#### [Collected material]
====
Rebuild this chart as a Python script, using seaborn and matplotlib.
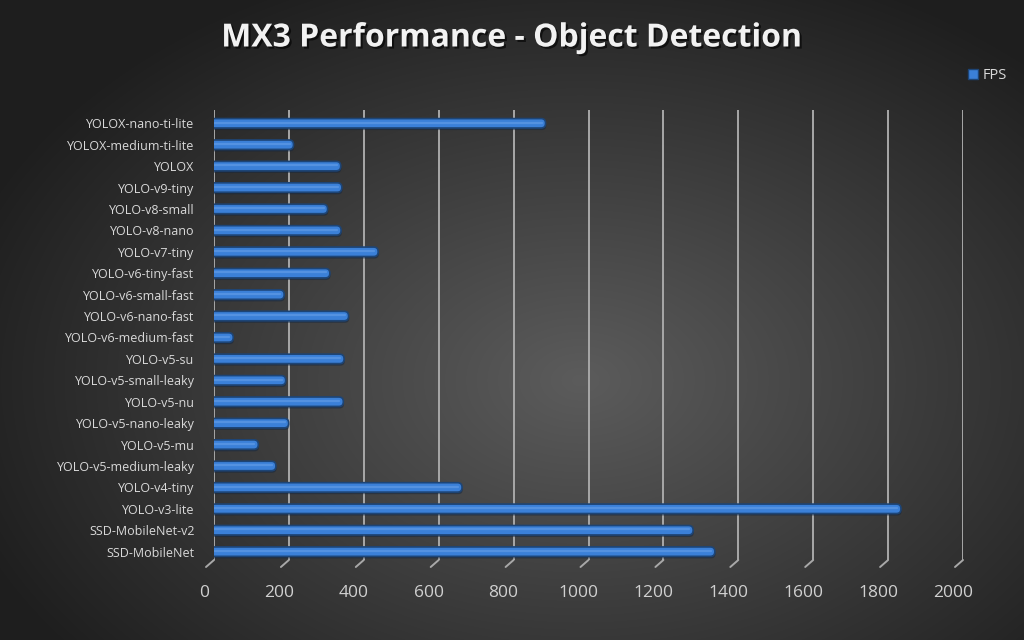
import numpy as np
import pandas as pd
import matplotlib
matplotlib.use("Agg")
import matplotlib.pyplot as plt
import matplotlib.patheffects as pe
import matplotlib.transforms as mtransforms
from matplotlib.patches import FancyBboxPatch
from matplotlib.lines import Line2D
import seaborn as sns

# data, top to bottom as shown
models = [
    "YOLOX-nano-ti-lite", "YOLOX-medium-ti-lite", "YOLOX", "YOLO-v9-tiny",
    "YOLO-v8-small", "YOLO-v8-nano", "YOLO-v7-tiny", "YOLO-v6-tiny-fast",
    "YOLO-v6-small-fast", "YOLO-v6-nano-fast", "YOLO-v6-medium-fast",
    "YOLO-v5-su", "YOLO-v5-small-leaky", "YOLO-v5-nu", "YOLO-v5-nano-leaky",
    "YOLO-v5-mu", "YOLO-v5-medium-leaky", "YOLO-v4-tiny", "YOLO-v3-lite",
    "SSD-MobileNet-v2", "SSD-MobileNet",
]
fps = [896, 223, 349, 352, 314, 350, 449, 320, 198, 370, 62,
       358, 202, 356, 210, 129, 176, 673, 1845, 1290, 1348]
x_ticks = [0, 200, 400, 600, 800, 1000, 1200, 1400, 1600, 1800, 2000]

df = pd.DataFrame({"model": models, "FPS": fps})

sns.set_theme(style="dark")
plt.rcParams["font.family"] = ["Open Sans", "DejaVu Sans"]

W, H = 1024, 640
fig = plt.figure(figsize=(W / 100, H / 100), dpi=100)

# radial gradient background
bg = fig.add_axes([0, 0, 1, 1], zorder=-10)
yy, xx = np.mgrid[0:H, 0:W]
r = np.sqrt(((xx - 580) / 620.0) ** 2 + ((yy - 380) / 420.0) ** 2)
shade = np.clip(0.36 - 0.23 * r, 0.12, 0.37)
bg.imshow(np.dstack([shade] * 3), aspect="auto", extent=[0, 1, 0, 1])
bg.axis("off")

ax = fig.add_axes([214 / W, 1 - 560 / H, 749 / W, 450 / H])
ax.patch.set_alpha(0)

bar_color = "#3b80d8"
sns.barplot(data=df, x="FPS", y="model", orient="h", color=bar_color,
            width=0.44, ax=ax, saturation=1)

ax.set_xlim(0, 2000)
ax.set_ylim(20.39, -0.62)

# rounded, cylinder-like bars
shift = mtransforms.ScaledTranslation(-0.04, 0, fig.dpi_scale_trans)
x_per_px = 2000 / 749.0
y_per_px = 21.01 / 450.0
for p in list(ax.patches):
    x0, y0, w, h = p.get_x(), p.get_y(), p.get_width(), p.get_height()
    p.remove()
    rad = 4.5 * x_per_px
    box = FancyBboxPatch((x0, y0), w, h,
                         boxstyle=f"round,pad=0,rounding_size={rad}",
                         mutation_aspect=y_per_px / x_per_px,
                         facecolor=bar_color, edgecolor="#1d4577", lw=1.2,
                         transform=ax.transData + shift, zorder=3,
                         path_effects=[pe.SimplePatchShadow(offset=(0.5, -1.5),
                                                            alpha=0.5),
                                       pe.Normal()])
    ax.add_patch(box)
    ax.plot([x0 + 4 * x_per_px, x0 + w - 4 * x_per_px], [y0 + h * 0.42] * 2,
            color="#5f9be6", lw=1.6, alpha=0.7, solid_capstyle="round",
            transform=ax.transData + shift, zorder=4)

# grid lines with slanted feet
ax.set_xticks(x_ticks)
ax.grid(False)
for xt in x_ticks:
    ax.axvline(xt, color="#a8a8a8", lw=1.4, zorder=1)
    px, py = ax.transData.transform((xt, 20.39))
    fig.lines.append(Line2D([px, px - 8], [py, py - 7], color="#a8a8a8",
                            lw=1.4, transform=None))

for s in ax.spines.values():
    s.set_visible(False)

ax.set_xlabel("")
ax.set_ylabel("")
ax.tick_params(axis="x", colors="#d0d0d0", labelsize=12.5, length=0, pad=18)
ax.tick_params(axis="y", colors="#d9d9d9", labelsize=9, length=0, pad=14)
tick_shift = mtransforms.ScaledTranslation(-0.10, 0, fig.dpi_scale_trans)
for lab in ax.get_xticklabels():
    lab.set_transform(lab.get_transform() + tick_shift)

# legend
ax.legend([plt.Rectangle((0, 0), 1, 1, fc=bar_color, ec="#1d4577")], ["FPS"],
          loc="upper left", bbox_to_anchor=(962 / W, 1 - 62 / H),
          bbox_transform=fig.transFigure, frameon=False, fontsize=10.5,
          labelcolor="#d9d9d9", handlelength=0.7, handleheight=0.7,
          handletextpad=0.3, borderaxespad=0)

fig.text(0.5, 1 - 38 / H, "MX3 Performance - Object Detection", ha="center",
         va="center", fontsize=23, fontweight="bold", color="#f2f2f2",
         path_effects=[pe.withSimplePatchShadow(offset=(1.5, -1.5),
                                                shadow_rgbFace="black", alpha=0.6)])

fig.savefig("out.png", dpi=100)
====
#### [Exercise brief]
Restate, line by line and word for word, everything from the top of the material through the line that contains "import seaborn as sns". Leave pictures out.

#### [Solution to this task]
Rebuild this chart as a Python script, using seaborn and matplotlib.
import numpy as np
import pandas as pd
import matplotlib
matplotlib.use("Agg")
import matplotlib.pyplot as plt
import matplotlib.patheffects as pe
import matplotlib.transforms as mtransforms
from matplotlib.patches import FancyBboxPatch
from matplotlib.lines import Line2D
import seaborn as sns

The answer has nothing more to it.